- [What you have to do] Reproduce the listing below in full and without alteration, apart from its pictures.
════════
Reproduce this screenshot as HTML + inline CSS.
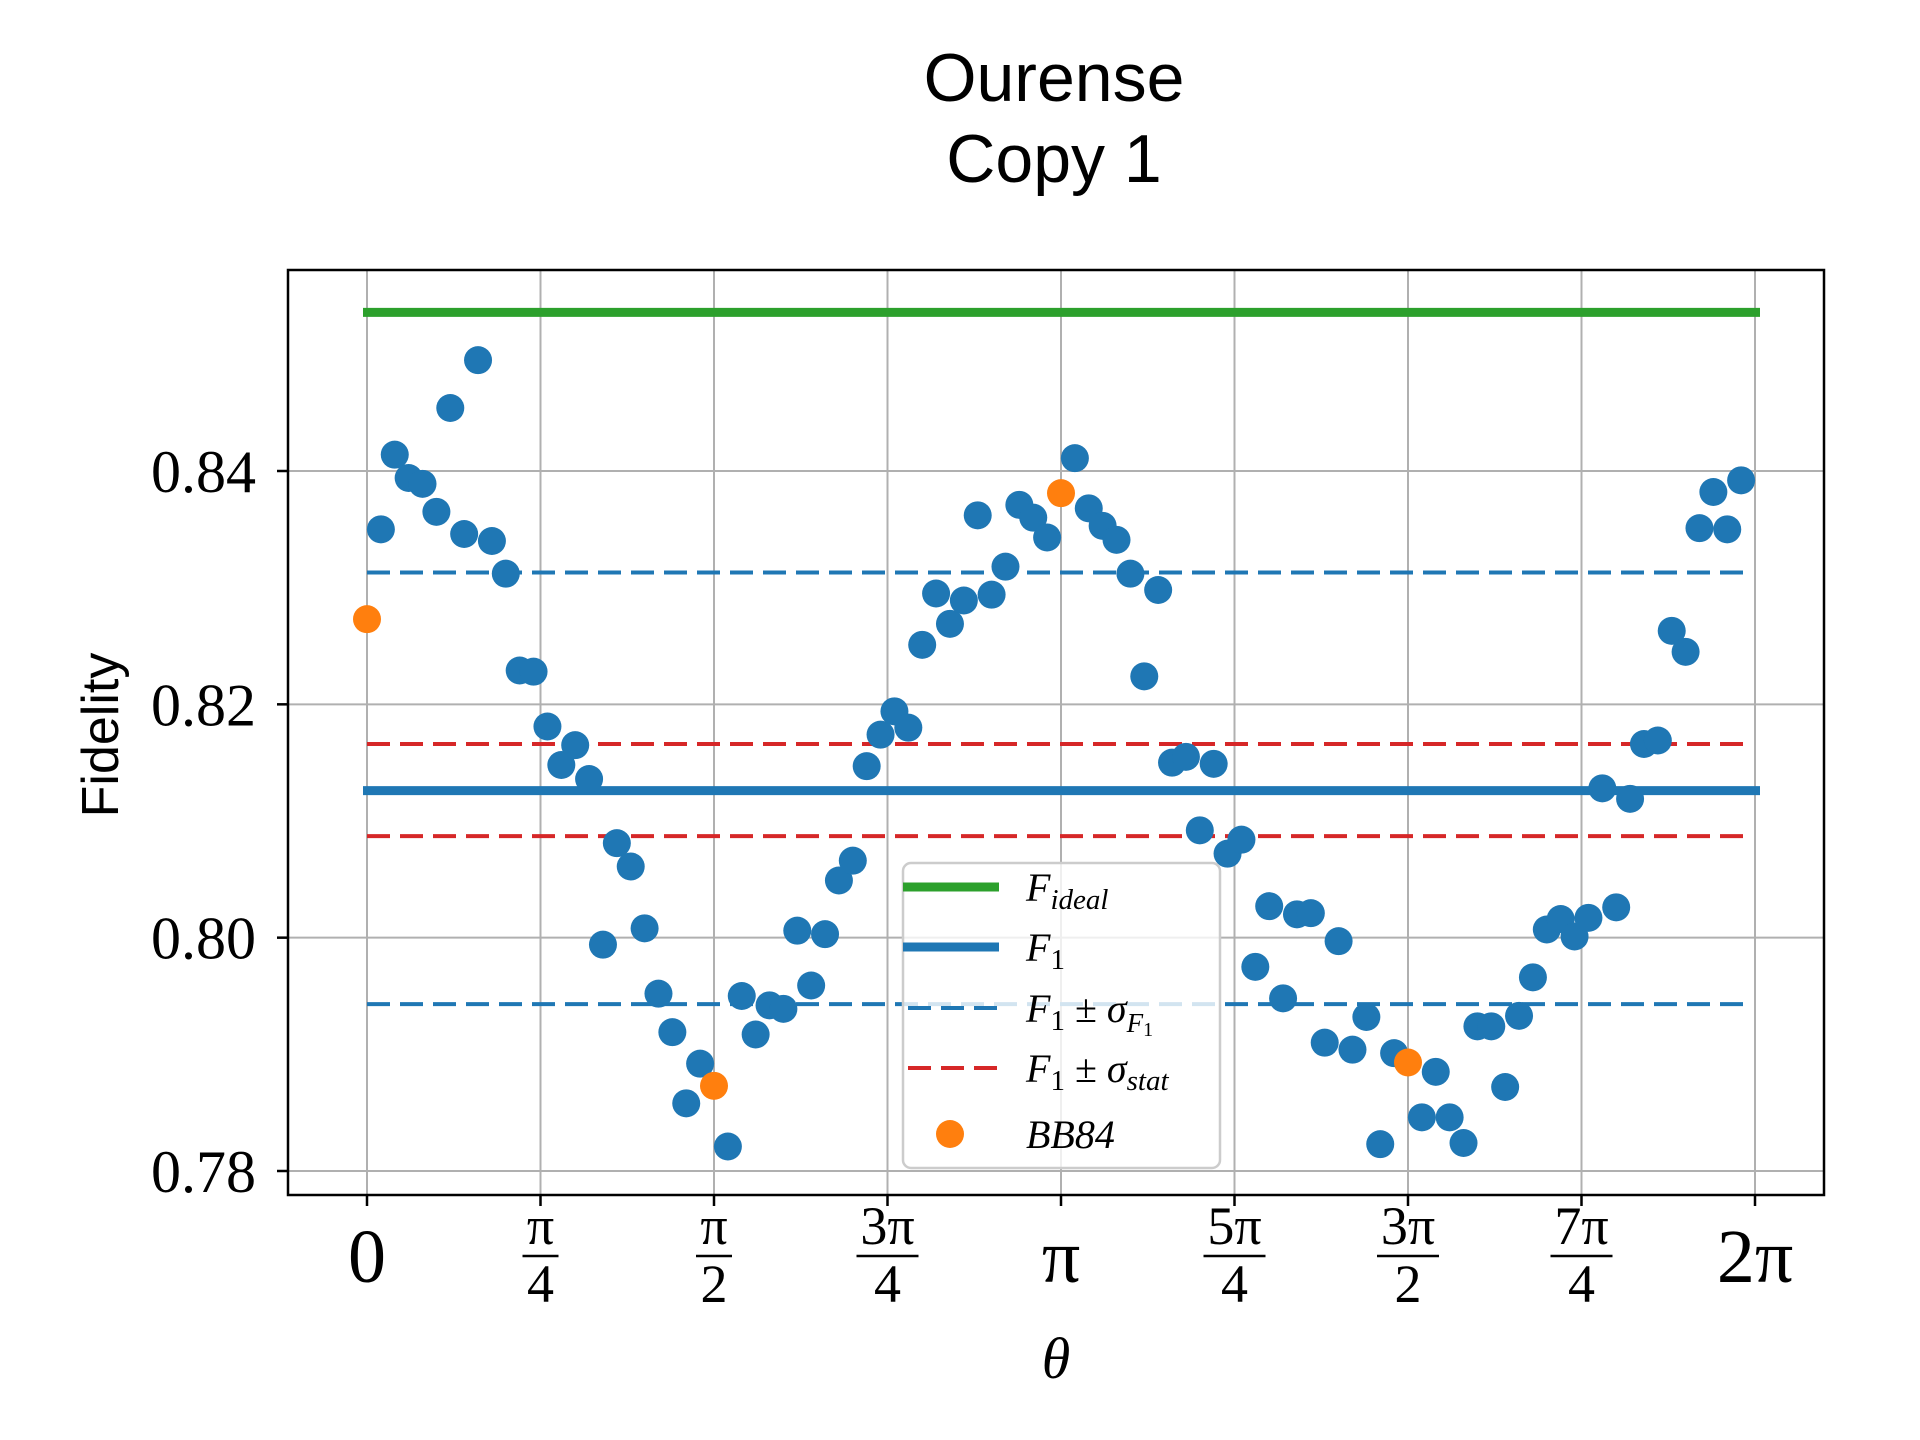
<!DOCTYPE html>
<html><head><meta charset="utf-8"><style>
html,body{margin:0;padding:0;background:#fff;}
svg{display:block;}
.tk{font-family:"Liberation Serif",serif;fill:#000;}
</style></head><body>
<svg id="chart" width="1920" height="1440" viewBox="0 0 1920 1440" xmlns="http://www.w3.org/2000/svg">
<rect x="0" y="0" width="1920" height="1440" fill="#fff"/>
<text x="1054" y="101" text-anchor="middle" font-family="'Liberation Sans',sans-serif" font-size="68">Ourense</text>
<text x="1054" y="182" text-anchor="middle" font-family="'Liberation Sans',sans-serif" font-size="68">Copy 1</text>
<g id="grid"></g>
<g id="marks"></g>
<rect x="288" y="270" width="1536" height="925" fill="none" stroke="#000" stroke-width="2.5"/>
<g id="ticks"></g>
<text transform="translate(118,735) rotate(-90)" text-anchor="middle" font-family="'Liberation Sans',sans-serif" font-size="52">Fidelity</text>
<text x="1056" y="1378" text-anchor="middle" class="tk" font-style="italic" font-size="58">θ</text>
<g transform="translate(0,-5)">
<rect x="903" y="868" width="317" height="305" rx="8" fill="#fff" fill-opacity="0.8" stroke="#ccc" stroke-width="2.5"/>
<line x1="903" y1="892" x2="999" y2="892" stroke="#2ca02c" stroke-width="9"/>
<text x="1026" y="906" class="tk" font-style="italic" font-size="40">F<tspan font-size="29" dy="8">ideal</tspan></text>
<line x1="903" y1="952" x2="999" y2="952" stroke="#1f77b4" stroke-width="9"/>
<text x="1026" y="966" class="tk" font-style="italic" font-size="40">F<tspan font-size="29" dy="8" font-style="normal">1</tspan></text>
<line x1="908" y1="1013" x2="999" y2="1013" stroke="#1f77b4" stroke-width="4" stroke-dasharray="23 10"/>
<text x="1026" y="1027" class="tk" font-style="italic" font-size="40">F<tspan font-size="29" dy="8" font-style="normal">1</tspan><tspan dy="-8" font-style="normal"> ± </tspan>σ<tspan font-size="27" dy="10">F</tspan><tspan font-size="20" dy="4" font-style="normal">1</tspan></text>
<line x1="908" y1="1073" x2="999" y2="1073" stroke="#d62728" stroke-width="4" stroke-dasharray="23 10"/>
<text x="1026" y="1087" class="tk" font-style="italic" font-size="40">F<tspan font-size="29" dy="8" font-style="normal">1</tspan><tspan dy="-8" font-style="normal"> ± </tspan>σ<tspan font-size="29" dy="8">stat</tspan></text>
<circle cx="950" cy="1139" r="14" fill="#ff7f0e"/>
<text x="1026" y="1153" class="tk" font-style="italic" font-size="40">BB84</text>
</g>
</svg>
<script>
const fidelity = [null,0.8350,0.8414,0.8394,0.8389,0.8365,0.8454,0.8346,0.8495,0.8340,
0.8312,0.8229,0.8228,0.8181,0.8148,0.8165,0.8136,0.7994,0.8081,0.8061,
0.8008,0.7952,0.7919,0.7858,0.7892,null,0.7821,0.7950,0.7917,0.7942,
0.7939,0.8006,0.7959,0.8003,0.8049,0.8066,0.8147,0.8174,0.8194,0.8180,
0.8251,0.8295,0.8269,0.8289,0.8362,0.8294,0.8318,0.8371,0.8360,0.8343,
null,0.8411,0.8368,0.8353,0.8341,0.8312,0.8224,0.8298,0.8150,0.8155,
0.8092,0.8149,0.8072,0.8084,0.7975,0.8027,0.7948,0.8020,0.8021,0.7910,
0.7997,0.7904,0.7932,0.7823,0.7901,null,0.7846,0.7885,0.7846,0.7824,
0.7924,0.7924,0.7872,0.7933,0.7966,0.8007,0.8016,0.8001,0.8017,0.8128,
0.8026,0.8119,0.8166,0.8169,0.8263,0.8245,0.8351,0.8382,0.8350,0.8392];
const bb84Index = [0,25,50,75];
const bb84Values = [0.8273,0.7873,0.8381,0.7893];
const fIdeal = 0.8536;
const f1 = 0.8126;
const sigmaF1 = [0.8313,0.7943];
const sigmaStat = [0.8166,0.8087];
const yTicks = [0.78,0.80,0.82,0.84];
const yTickLabels = ["0.78","0.80","0.82","0.84"];
const xTickNum = ["0","π","π","3π","π","5π","3π","7π","2π"];
const xTickDen = ["","4","2","4","","4","2","4",""];

const NS="http://www.w3.org/2000/svg";
const X0=367, X1=1755, Y84=471, Y78=1171;
function xs(t){return X0+(X1-X0)*t/(2*Math.PI);}
function ys(v){return Y78+(Y84-Y78)*(v-0.78)/0.06;}
function mk(tag,attrs,parent){const e=document.createElementNS(NS,tag);for(const k in attrs)e.setAttribute(k,attrs[k]);parent.appendChild(e);return e;}
const grid=document.getElementById('grid'),marks=document.getElementById('marks'),ticks=document.getElementById('ticks');
const N=fidelity.length;
for(let i=0;i<=8;i++){
  const x=xs(i*Math.PI/4);
  const g=mk('line',{x1:x,y1:270,x2:x,y2:1195,stroke:'#b0b0b0','stroke-width':2},grid);
  
  
  const t=mk('line',{x1:x,y1:1195,x2:x,y2:1206,stroke:'#000','stroke-width':2.5},ticks);
  
  
  if(xTickDen[i]===""){
    const tx=mk('text',{x:x,y:1282,'text-anchor':'middle','class':'tk','font-size':76},ticks);
    tx.textContent=xTickNum[i];
    
    
  } else {
    const n=mk('text',{x:x,y:1244,'text-anchor':'middle','class':'tk','font-size':54},ticks);
    n.textContent=xTickNum[i];
    
    
    const w=xTickNum[i].length>1?62:36;
    const b=mk('line',{x1:x-w/2,y1:1256,x2:x+w/2,y2:1256,stroke:'#000','stroke-width':2.5},ticks);
    
    
    const d=mk('text',{x:x,y:1302,'text-anchor':'middle','class':'tk','font-size':54},ticks);
    d.textContent=xTickDen[i];
    
    
  }
}
yTicks.forEach((v,i)=>{
  const y=ys(v);
  const g=mk('line',{x1:288,y1:y,x2:1824,y2:y,stroke:'#b0b0b0','stroke-width':2},grid);
  
  
  const t=mk('line',{x1:277,y1:y,x2:288,y2:y,stroke:'#000','stroke-width':2.5},ticks);
  
  
  const tx=mk('text',{x:256,y:y+21,'text-anchor':'end','class':'tk','font-size':60},ticks);
  tx.textContent=yTickLabels[i];
  
  
});
const tEnd=2*Math.PI*(N-1)/N;
function hline(v,color,w,dash,name,xEnd){
  const l=mk('line',{x1:xs(0)-(dash?0:4),y1:ys(v),x2:xEnd,y2:ys(v),stroke:color,'stroke-width':w},marks);
  if(dash)l.setAttribute('stroke-dasharray',dash);
  
  
}
hline(fIdeal,'#2ca02c',9,null,'f-ideal-line',xs(2*Math.PI)+5);
sigmaF1.forEach(v=>hline(v,'#1f77b4',4,'23 10','f1-sigma-f1-line',xs(tEnd)+8));
sigmaStat.forEach(v=>hline(v,'#d62728',4,'23 10','f1-sigma-stat-line',xs(tEnd)+8));
hline(f1,'#1f77b4',9,null,'f1-line',xs(2*Math.PI)+5);
fidelity.forEach((v,i)=>{
  if(v===null)return;
  const c=mk('circle',{cx:xs(2*Math.PI*i/N),cy:ys(v),r:14,fill:'#1f77b4'},marks);
  
  
});
bb84Index.forEach((idx,k)=>{
  const c=mk('circle',{cx:xs(2*Math.PI*idx/N),cy:ys(bb84Values[k]),r:14,fill:'#ff7f0e'},marks);
  
  
});
</script>
</body></html>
════════
- [Finished exercise]
Reproduce this screenshot as HTML + inline CSS.
<!DOCTYPE html>
<html><head><meta charset="utf-8"><style>
html,body{margin:0;padding:0;background:#fff;}
svg{display:block;}
.tk{font-family:"Liberation Serif",serif;fill:#000;}
</style></head><body>
<svg id="chart" width="1920" height="1440" viewBox="0 0 1920 1440" xmlns="http://www.w3.org/2000/svg">
<rect x="0" y="0" width="1920" height="1440" fill="#fff"/>
<text x="1054" y="101" text-anchor="middle" font-family="'Liberation Sans',sans-serif" font-size="68">Ourense</text>
<text x="1054" y="182" text-anchor="middle" font-family="'Liberation Sans',sans-serif" font-size="68">Copy 1</text>
<g id="grid"></g>
<g id="marks"></g>
<rect x="288" y="270" width="1536" height="925" fill="none" stroke="#000" stroke-width="2.5"/>
<g id="ticks"></g>
<text transform="translate(118,735) rotate(-90)" text-anchor="middle" font-family="'Liberation Sans',sans-serif" font-size="52">Fidelity</text>
<text x="1056" y="1378" text-anchor="middle" class="tk" font-style="italic" font-size="58">θ</text>
<g transform="translate(0,-5)">
<rect x="903" y="868" width="317" height="305" rx="8" fill="#fff" fill-opacity="0.8" stroke="#ccc" stroke-width="2.5"/>
<line x1="903" y1="892" x2="999" y2="892" stroke="#2ca02c" stroke-width="9"/>
<text x="1026" y="906" class="tk" font-style="italic" font-size="40">F<tspan font-size="29" dy="8">ideal</tspan></text>
<line x1="903" y1="952" x2="999" y2="952" stroke="#1f77b4" stroke-width="9"/>
<text x="1026" y="966" class="tk" font-style="italic" font-size="40">F<tspan font-size="29" dy="8" font-style="normal">1</tspan></text>
<line x1="908" y1="1013" x2="999" y2="1013" stroke="#1f77b4" stroke-width="4" stroke-dasharray="23 10"/>
<text x="1026" y="1027" class="tk" font-style="italic" font-size="40">F<tspan font-size="29" dy="8" font-style="normal">1</tspan><tspan dy="-8" font-style="normal"> ± </tspan>σ<tspan font-size="27" dy="10">F</tspan><tspan font-size="20" dy="4" font-style="normal">1</tspan></text>
<line x1="908" y1="1073" x2="999" y2="1073" stroke="#d62728" stroke-width="4" stroke-dasharray="23 10"/>
<text x="1026" y="1087" class="tk" font-style="italic" font-size="40">F<tspan font-size="29" dy="8" font-style="normal">1</tspan><tspan dy="-8" font-style="normal"> ± </tspan>σ<tspan font-size="29" dy="8">stat</tspan></text>
<circle cx="950" cy="1139" r="14" fill="#ff7f0e"/>
<text x="1026" y="1153" class="tk" font-style="italic" font-size="40">BB84</text>
</g>
</svg>
<script>
const fidelity = [null,0.8350,0.8414,0.8394,0.8389,0.8365,0.8454,0.8346,0.8495,0.8340,
0.8312,0.8229,0.8228,0.8181,0.8148,0.8165,0.8136,0.7994,0.8081,0.8061,
0.8008,0.7952,0.7919,0.7858,0.7892,null,0.7821,0.7950,0.7917,0.7942,
0.7939,0.8006,0.7959,0.8003,0.8049,0.8066,0.8147,0.8174,0.8194,0.8180,
0.8251,0.8295,0.8269,0.8289,0.8362,0.8294,0.8318,0.8371,0.8360,0.8343,
null,0.8411,0.8368,0.8353,0.8341,0.8312,0.8224,0.8298,0.8150,0.8155,
0.8092,0.8149,0.8072,0.8084,0.7975,0.8027,0.7948,0.8020,0.8021,0.7910,
0.7997,0.7904,0.7932,0.7823,0.7901,null,0.7846,0.7885,0.7846,0.7824,
0.7924,0.7924,0.7872,0.7933,0.7966,0.8007,0.8016,0.8001,0.8017,0.8128,
0.8026,0.8119,0.8166,0.8169,0.8263,0.8245,0.8351,0.8382,0.8350,0.8392];
const bb84Index = [0,25,50,75];
const bb84Values = [0.8273,0.7873,0.8381,0.7893];
const fIdeal = 0.8536;
const f1 = 0.8126;
const sigmaF1 = [0.8313,0.7943];
const sigmaStat = [0.8166,0.8087];
const yTicks = [0.78,0.80,0.82,0.84];
const yTickLabels = ["0.78","0.80","0.82","0.84"];
const xTickNum = ["0","π","π","3π","π","5π","3π","7π","2π"];
const xTickDen = ["","4","2","4","","4","2","4",""];

const NS="http://www.w3.org/2000/svg";
const X0=367, X1=1755, Y84=471, Y78=1171;
function xs(t){return X0+(X1-X0)*t/(2*Math.PI);}
function ys(v){return Y78+(Y84-Y78)*(v-0.78)/0.06;}
function mk(tag,attrs,parent){const e=document.createElementNS(NS,tag);for(const k in attrs)e.setAttribute(k,attrs[k]);parent.appendChild(e);return e;}
const grid=document.getElementById('grid'),marks=document.getElementById('marks'),ticks=document.getElementById('ticks');
const N=fidelity.length;
for(let i=0;i<=8;i++){
  const x=xs(i*Math.PI/4);
  const g=mk('line',{x1:x,y1:270,x2:x,y2:1195,stroke:'#b0b0b0','stroke-width':2},grid);
  
  
  const t=mk('line',{x1:x,y1:1195,x2:x,y2:1206,stroke:'#000','stroke-width':2.5},ticks);
  
  
  if(xTickDen[i]===""){
    const tx=mk('text',{x:x,y:1282,'text-anchor':'middle','class':'tk','font-size':76},ticks);
    tx.textContent=xTickNum[i];
    
    
  } else {
    const n=mk('text',{x:x,y:1244,'text-anchor':'middle','class':'tk','font-size':54},ticks);
    n.textContent=xTickNum[i];
    
    
    const w=xTickNum[i].length>1?62:36;
    const b=mk('line',{x1:x-w/2,y1:1256,x2:x+w/2,y2:1256,stroke:'#000','stroke-width':2.5},ticks);
    
    
    const d=mk('text',{x:x,y:1302,'text-anchor':'middle','class':'tk','font-size':54},ticks);
    d.textContent=xTickDen[i];
    
    
  }
}
yTicks.forEach((v,i)=>{
  const y=ys(v);
  const g=mk('line',{x1:288,y1:y,x2:1824,y2:y,stroke:'#b0b0b0','stroke-width':2},grid);
  
  
  const t=mk('line',{x1:277,y1:y,x2:288,y2:y,stroke:'#000','stroke-width':2.5},ticks);
  
  
  const tx=mk('text',{x:256,y:y+21,'text-anchor':'end','class':'tk','font-size':60},ticks);
  tx.textContent=yTickLabels[i];
  
  
});
const tEnd=2*Math.PI*(N-1)/N;
function hline(v,color,w,dash,name,xEnd){
  const l=mk('line',{x1:xs(0)-(dash?0:4),y1:ys(v),x2:xEnd,y2:ys(v),stroke:color,'stroke-width':w},marks);
  if(dash)l.setAttribute('stroke-dasharray',dash);
  
  
}
hline(fIdeal,'#2ca02c',9,null,'f-ideal-line',xs(2*Math.PI)+5);
sigmaF1.forEach(v=>hline(v,'#1f77b4',4,'23 10','f1-sigma-f1-line',xs(tEnd)+8));
sigmaStat.forEach(v=>hline(v,'#d62728',4,'23 10','f1-sigma-stat-line',xs(tEnd)+8));
hline(f1,'#1f77b4',9,null,'f1-line',xs(2*Math.PI)+5);
fidelity.forEach((v,i)=>{
  if(v===null)return;
  const c=mk('circle',{cx:xs(2*Math.PI*i/N),cy:ys(v),r:14,fill:'#1f77b4'},marks);
  
  
});
bb84Index.forEach((idx,k)=>{
  const c=mk('circle',{cx:xs(2*Math.PI*idx/N),cy:ys(bb84Values[k]),r:14,fill:'#ff7f0e'},marks);
  
  
});
</script>
</body></html>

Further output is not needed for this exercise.